Understanding these types is vital for writing performant Spark applications.

| Feature             | Narrow Transformations                                      | Wide Transformations (Shuffles)                                      |
| :------------------ | :---------------------------------------------------------- | :------------------------------------------------------------------- |
| **Input to Output** | Each input partition contributes to **at most one** output partition. | Each input partition can contribute to **multiple** output partitions.   |
| **Data Shuffling**  | **NO data shuffling** across the network.                   | **REQUIRES data shuffling** across the network (expensive).           |
| **Performance**     | Generally **faster** (no network I/O).                    | Can be significantly **slower** (network I/O, serialization/deserialization, disk I/O). |
| **Examples**        | `filter()`, `map()`, `withColumn()`, `select()`, `unionAll()` | `groupBy()`, `orderBy()`, `sort()`, `distinct()`, `dropDuplicates()`, `repartition()`, `join()` (unless broadcast). |
| **DE Imperative**   | **Prefer these** when possible.                           | **Optimize them** when unavoidable.                                      |

**Why it matters for Data Engineers:**

*   **Cost of Shuffles**: Network I/O, disk I/O, and CPU overhead make shuffles the most expensive operations in Spark.

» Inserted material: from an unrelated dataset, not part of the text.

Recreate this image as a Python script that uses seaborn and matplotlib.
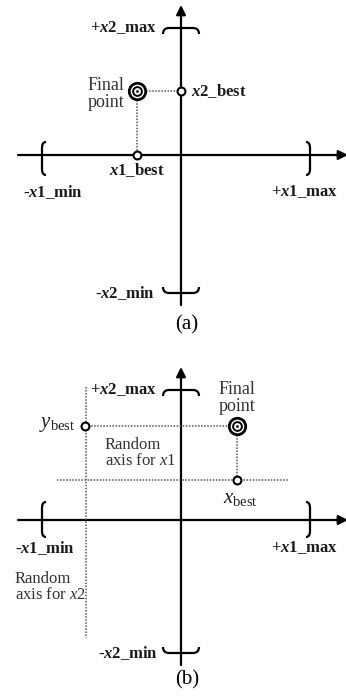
import matplotlib
matplotlib.use("Agg")
import matplotlib.pyplot as plt
from matplotlib.path import Path
from matplotlib.patches import PathPatch
import seaborn as sns

# Diagram geometry (offsets from the axis crossing, in pixel-like units)
# panel (a)
a_vaxis = [-150, 150]
a_haxis = [-163, 167]
a_xbr = [-139, 129]
a_xbr_span = [13, -20]
a_ybr = [127, -138]
a_final = (-44, 64)
a_x2best = (0, 64)
a_x1best = (-44, 0)

# panel (b)
b_vaxis = [-145, 153]
b_haxis = [-163, 167]
b_xbr = [-139, 129]
b_xbr_span = [18, -17]
b_ybr = [130, -133]
b_final = (56, 94)
b_ybest = (-96, 94)
b_xbest = (56, 40)
b_rand_x2 = [-95, 133, -118]   # x, y top, y bottom
b_rand_x1 = [40, -124, 107]    # y, x left, x right

sns.set_style('white')
plt.rcParams['font.family'] = ['Liberation Serif', 'DejaVu Serif']
plt.rcParams['mathtext.fontset'] = 'custom'
plt.rcParams['mathtext.rm'] = 'Liberation Serif'
plt.rcParams['mathtext.it'] = 'Liberation Serif:italic'
plt.rcParams['mathtext.bf'] = 'Liberation Serif:bold'
plt.rcParams['mathtext.bfit'] = 'Liberation Serif:bold:italic'

fig = plt.figure(figsize=(3.46, 6.96), dpi=100)
ax_a = fig.add_axes([0, 0.5, 1, 0.5])
ax_b = fig.add_axes([0, 0, 1, 0.5])
ax_a.set_xlim(-181, 165)
ax_a.set_ylim(-193, 155)
ax_b.set_xlim(-181, 165)
ax_b.set_ylim(-176, 172)

LW = 1.6
DOT = dict(color='#555555', linestyle=(0, (1, 1)), linewidth=1.1)
BOLD = dict(fontsize=12, fontweight='bold', color='#1a1a1a')
PLAIN = dict(fontsize=13, color='#333333')
SMALL = dict(fontsize=12, color='#333333')


def axes_cross(ax, vaxis, haxis):
    ax.plot([0, 0], [vaxis[0], vaxis[1] - 8], color='black', lw=LW)
    ax.plot([haxis[0], haxis[1] - 8], [0, 0], color='black', lw=LW)
    ax.annotate('', xy=(0, vaxis[1]), xytext=(0, vaxis[1] - 12),
                arrowprops=dict(arrowstyle='-|>', color='black', lw=LW,
                                mutation_scale=14, shrinkA=0, shrinkB=0))
    ax.annotate('', xy=(haxis[1], 0), xytext=(haxis[1] - 12, 0),
                arrowprops=dict(arrowstyle='-|>', color='black', lw=LW,
                                mutation_scale=14, shrinkA=0, shrinkB=0),
                annotation_clip=False)


def vbracket(ax, x, top, bot, d):
    # "(" when d > 0, ")" when d < 0
    h = 6
    verts = [(x + d, top), (x, top), (x, top - h),
             (x, bot + h),
             (x, bot), (x + d, bot)]
    codes = [Path.MOVETO, Path.CURVE3, Path.CURVE3,
             Path.LINETO, Path.CURVE3, Path.CURVE3]
    ax.add_patch(PathPatch(Path(verts, codes), fill=False, lw=LW, color='black'))


def hbracket(ax, y, half, d):
    # hooks point down when d < 0, up when d > 0
    h = 6
    verts = [(-half, y + d), (-half, y), (-half + h, y),
             (half - h, y),
             (half, y), (half, y + d)]
    codes = [Path.MOVETO, Path.CURVE3, Path.CURVE3,
             Path.LINETO, Path.CURVE3, Path.CURVE3]
    ax.add_patch(PathPatch(Path(verts, codes), fill=False, lw=LW, color='black'))


def small_point(ax, p):
    sns.scatterplot(x=[p[0]], y=[p[1]], ax=ax, s=32, color='white',
                    edgecolor='black', linewidth=1.5, zorder=5)


def final_point(ax, p):
    sns.scatterplot(x=[p[0]], y=[p[1]], ax=ax, s=140, color='white',
                    edgecolor='black', linewidth=2.0, zorder=5)
    sns.scatterplot(x=[p[0]], y=[p[1]], ax=ax, s=40, color='white',
                    edgecolor='black', linewidth=1.4, zorder=6)
    sns.scatterplot(x=[p[0]], y=[p[1]], ax=ax, s=4, color='black',
                    linewidth=0, zorder=7)


# ---------- panel (a) ----------
ax = ax_a
axes_cross(ax, a_vaxis, a_haxis)
vbracket(ax, a_xbr[0], a_xbr_span[0], a_xbr_span[1], 4)
vbracket(ax, a_xbr[1], a_xbr_span[0], a_xbr_span[1], -4)
hbracket(ax, a_ybr[0], 18, -6)
hbracket(ax, a_ybr[1], 18, 6)
sns.lineplot(x=[a_final[0], a_x2best[0]], y=[a_final[1], a_x2best[1]], ax=ax, **DOT)
sns.lineplot(x=[a_final[0], a_x1best[0]], y=[a_final[1], a_x1best[1]], ax=ax,
             sort=False, orient='y', **DOT)
small_point(ax, a_x2best)
small_point(ax, a_x1best)
final_point(ax, a_final)
ax.text(-24, a_ybr[0], r'+$\mathbfit{x}$2_max', ha='right', va='center', **BOLD)
ax.text(-26, a_ybr[1], r'-$\mathbfit{x}$2_min', ha='right', va='center', **BOLD)
ax.text(10, a_x2best[1], r'$\mathbfit{x}$2_best', ha='left', va='center', **BOLD)
ax.text(a_x1best[0], -15, r'$\mathbfit{x}$1_best', ha='center', va='center', **BOLD)
ax.text(-128, -37, r'-$\mathbfit{x}$1_min', ha='center', va='center', **BOLD)
ax.text(123, -37, r'+$\mathbfit{x}$1_max', ha='center', va='center', **BOLD)
ax.text(-57, 61, 'Final\npoint', ha='right', va='center', linespacing=1.0, **PLAIN)
ax.text(6, -170, '(a)', ha='center', va='center', fontsize=15, color='black')

# ---------- panel (b) ----------
ax = ax_b
axes_cross(ax, b_vaxis, b_haxis)
vbracket(ax, b_xbr[0], b_xbr_span[0], b_xbr_span[1], 4)
vbracket(ax, b_xbr[1], b_xbr_span[0], b_xbr_span[1], -4)
hbracket(ax, b_ybr[0], 18, -6)
hbracket(ax, b_ybr[1], 18, 6)
sns.lineplot(x=[b_rand_x2[0], b_rand_x2[0]], y=[b_rand_x2[1], b_rand_x2[2]], ax=ax,
             sort=False, orient='y', **DOT)
sns.lineplot(x=[b_rand_x1[1], b_rand_x1[2]], y=[b_rand_x1[0], b_rand_x1[0]], ax=ax, **DOT)
sns.lineplot(x=[b_ybest[0], b_final[0]], y=[b_ybest[1], b_final[1]], ax=ax, **DOT)
sns.lineplot(x=[b_final[0], b_xbest[0]], y=[b_final[1], b_xbest[1]], ax=ax,
             sort=False, orient='y', **DOT)
small_point(ax, b_ybest)
small_point(ax, b_xbest)
final_point(ax, b_final)
ax.text(-24, b_ybr[0], r'+$\mathbfit{x}$2_max', ha='right', va='center', **BOLD)
ax.text(-23, b_ybr[1], r'-$\mathbfit{x}$2_min', ha='right', va='center', **BOLD)
ax.text(-136, -28, r'-$\mathbfit{x}$1_min', ha='center', va='center', **BOLD)
ax.text(123, -28, r'+$\mathbfit{x}$1_max', ha='center', va='center', **BOLD)
ax.text(-106, b_ybest[1] + 1, r'$y_{\mathrm{best}}$', ha='right', va='center', fontsize=15, color='#222222')
ax.text(42, 22, r'$x_{\mathrm{best}}$', ha='left', va='center', fontsize=15, color='#222222')
ax.text(38, 122, 'Final\npoint', ha='left', va='center', linespacing=1.0, **PLAIN)
ax.text(-76, 67, 'Random\naxis for $x$1', ha='left', va='center', linespacing=1.05, **SMALL)
ax.text(-166, -67, 'Random\naxis for $x$2', ha='left', va='center', linespacing=1.05, **SMALL)
ax.text(6, -160, '(b)', ha='center', va='center', fontsize=15, color='black')

for a in (ax_a, ax_b):
    a.set_axis_off()
    legend = a.get_legend()
    if legend is not None:
        legend.remove()

fig.savefig('out.png', dpi=100)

*   **Data Skew**: Shuffles can lead to imbalanced partitions (data skew), causing some tasks to run significantly longer and creating bottlenecks.

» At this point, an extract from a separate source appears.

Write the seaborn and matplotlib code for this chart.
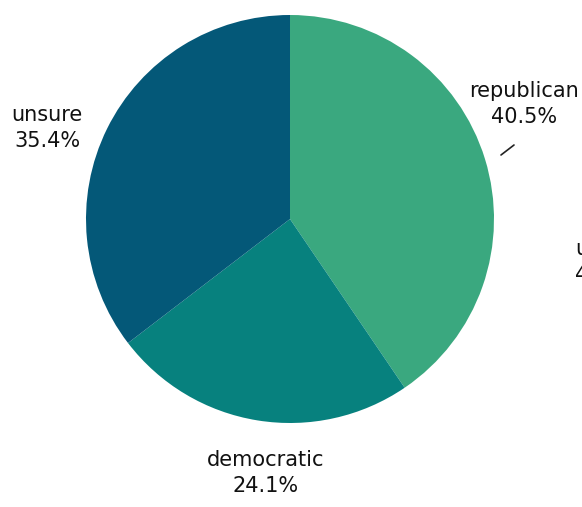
import matplotlib
matplotlib.use("Agg")
import matplotlib.pyplot as plt
import seaborn as sns

categories = ["republican", "democratic", "unsure"]
shares = [40.5, 24.1, 35.4]
colors = ["#3aa87f", "#07817e", "#045878"]

sns.set_theme(style="white")
plt.rcParams['font.family'] = ['DejaVu Sans']

W, H = 582, 507
fig = plt.figure(figsize=(W / 100, H / 100), dpi=100)
fig.patch.set_facecolor("white")
ax = fig.add_axes([0, 0, 1, 1])

cx, cy, r = 290, H - 219, 204
ax.pie(shares, colors=colors, startangle=90, counterclock=False,
       center=(cx, cy), radius=r, frame=True,
       wedgeprops=dict(linewidth=0))
ax.set_xlim(0, W)
ax.set_ylim(0, H)
ax.set_aspect("equal")
ax.set_axis_off()

fs = 15
lab = {
    "republican": (524, H - 104),
    "democratic": (266, H - 473),
    "unsure": (47, H - 128),
}
for cat, val in zip(categories, shares):
    x, y = lab[cat]
    ax.text(x, y, f"{cat}\n{val}%", ha="center", va="center",
            fontsize=fs, color="#111111", linespacing=1.35)

# small tick mark near republican label
ax.plot([501, 514], [H - 155, H - 145], color="#222222", lw=1.2)

# partially visible label at the right edge (cut off in the reference too)
ax.text(575, H - 262, "unsure\n4", ha="left", va="center",
        fontsize=fs, color="#111111", linespacing=1.35, clip_on=False)

fig.savefig("out.png", dpi=100, facecolor="white")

*   **Optimization Strategies**:
    *   **Minimize Shuffles**: Restructure logic to perform narrow ops first.
    *   **Proper Partitioning**: Ensure data is optimally partitioned before wide operations.
    *   **`spark.sql.shuffle.partitions`**: Tune this configuration (default 200) to balance partition size and task overhead.
    *   **Broadcast Joins**: Use for small lookup tables to avoid a shuffle during `join` operations.